=== RECORDED INFORMATION ===
========================================

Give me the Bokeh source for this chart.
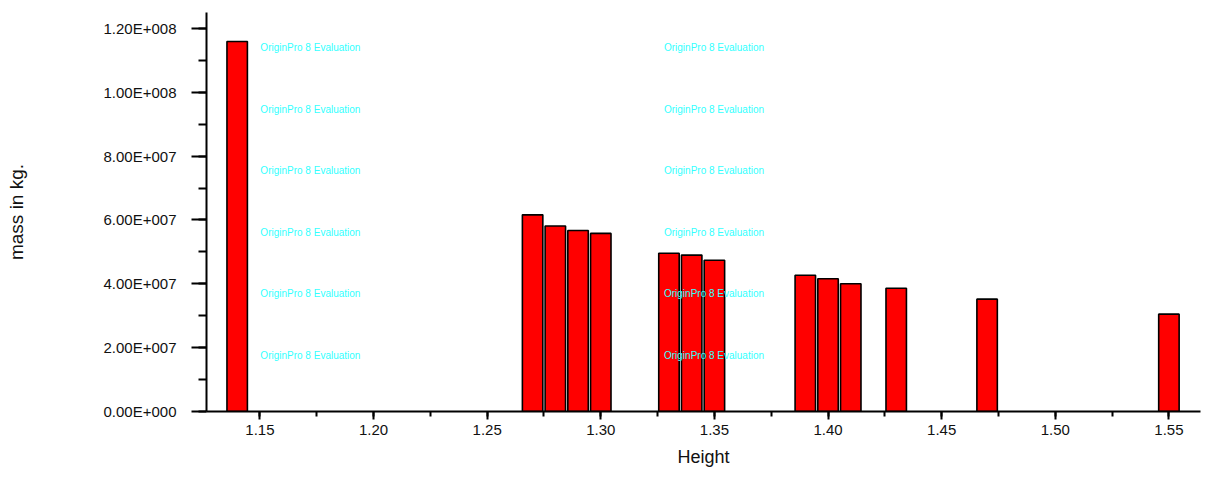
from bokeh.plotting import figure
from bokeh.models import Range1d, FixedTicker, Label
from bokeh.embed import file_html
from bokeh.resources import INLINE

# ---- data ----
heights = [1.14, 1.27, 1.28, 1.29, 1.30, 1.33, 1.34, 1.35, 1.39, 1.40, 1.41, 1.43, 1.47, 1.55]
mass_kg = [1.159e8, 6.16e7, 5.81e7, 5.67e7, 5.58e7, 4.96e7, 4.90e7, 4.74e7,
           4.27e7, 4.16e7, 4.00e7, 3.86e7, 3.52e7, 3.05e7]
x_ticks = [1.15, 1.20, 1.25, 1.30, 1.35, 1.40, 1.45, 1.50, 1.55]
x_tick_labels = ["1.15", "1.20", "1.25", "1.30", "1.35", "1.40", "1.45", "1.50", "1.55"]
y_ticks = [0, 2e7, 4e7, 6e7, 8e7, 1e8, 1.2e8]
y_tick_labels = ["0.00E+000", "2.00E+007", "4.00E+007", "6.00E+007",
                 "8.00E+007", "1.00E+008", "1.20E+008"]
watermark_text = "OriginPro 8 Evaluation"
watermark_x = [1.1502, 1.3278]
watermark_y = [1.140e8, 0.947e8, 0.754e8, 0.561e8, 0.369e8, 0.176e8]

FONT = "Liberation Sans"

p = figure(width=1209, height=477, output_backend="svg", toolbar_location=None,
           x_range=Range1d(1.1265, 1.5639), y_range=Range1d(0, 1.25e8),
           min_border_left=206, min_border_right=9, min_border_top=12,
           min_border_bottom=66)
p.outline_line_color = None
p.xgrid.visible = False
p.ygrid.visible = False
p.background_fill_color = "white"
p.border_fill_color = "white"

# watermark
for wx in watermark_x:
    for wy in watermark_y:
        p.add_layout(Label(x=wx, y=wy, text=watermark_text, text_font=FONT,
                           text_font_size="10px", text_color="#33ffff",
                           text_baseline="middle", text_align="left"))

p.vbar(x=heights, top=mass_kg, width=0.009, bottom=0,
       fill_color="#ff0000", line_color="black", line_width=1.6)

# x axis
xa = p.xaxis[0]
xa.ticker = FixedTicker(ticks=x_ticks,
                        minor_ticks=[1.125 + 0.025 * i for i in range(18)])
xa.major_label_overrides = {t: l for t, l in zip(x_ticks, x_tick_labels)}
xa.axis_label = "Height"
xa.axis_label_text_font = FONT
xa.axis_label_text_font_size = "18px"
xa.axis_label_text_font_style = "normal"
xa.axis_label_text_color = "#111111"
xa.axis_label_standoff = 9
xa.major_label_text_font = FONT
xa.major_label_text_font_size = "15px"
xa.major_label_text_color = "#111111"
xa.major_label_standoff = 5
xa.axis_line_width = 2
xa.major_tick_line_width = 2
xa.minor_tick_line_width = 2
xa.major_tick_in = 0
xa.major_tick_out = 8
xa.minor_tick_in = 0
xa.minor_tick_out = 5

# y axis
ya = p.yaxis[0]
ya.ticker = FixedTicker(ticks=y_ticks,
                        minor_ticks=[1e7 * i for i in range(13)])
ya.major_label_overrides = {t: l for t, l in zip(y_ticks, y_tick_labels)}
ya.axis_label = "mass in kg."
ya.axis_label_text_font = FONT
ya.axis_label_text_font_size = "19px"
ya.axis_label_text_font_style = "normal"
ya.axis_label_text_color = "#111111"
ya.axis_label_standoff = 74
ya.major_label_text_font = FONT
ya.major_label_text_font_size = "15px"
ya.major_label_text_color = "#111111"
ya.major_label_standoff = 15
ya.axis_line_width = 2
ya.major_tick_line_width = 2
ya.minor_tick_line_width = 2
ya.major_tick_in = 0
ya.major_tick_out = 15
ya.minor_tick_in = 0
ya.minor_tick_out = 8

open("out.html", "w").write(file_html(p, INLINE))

========================================

=== REQUIREMENTS ===
Reproduce the material above from its first line through the line containing "from bokeh.resources import INLINE", both ends included, and skip every picture.

=== TASK OUTPUT ===
Give me the Bokeh source for this chart.
from bokeh.plotting import figure
from bokeh.models import Range1d, FixedTicker, Label
from bokeh.embed import file_html
from bokeh.resources import INLINE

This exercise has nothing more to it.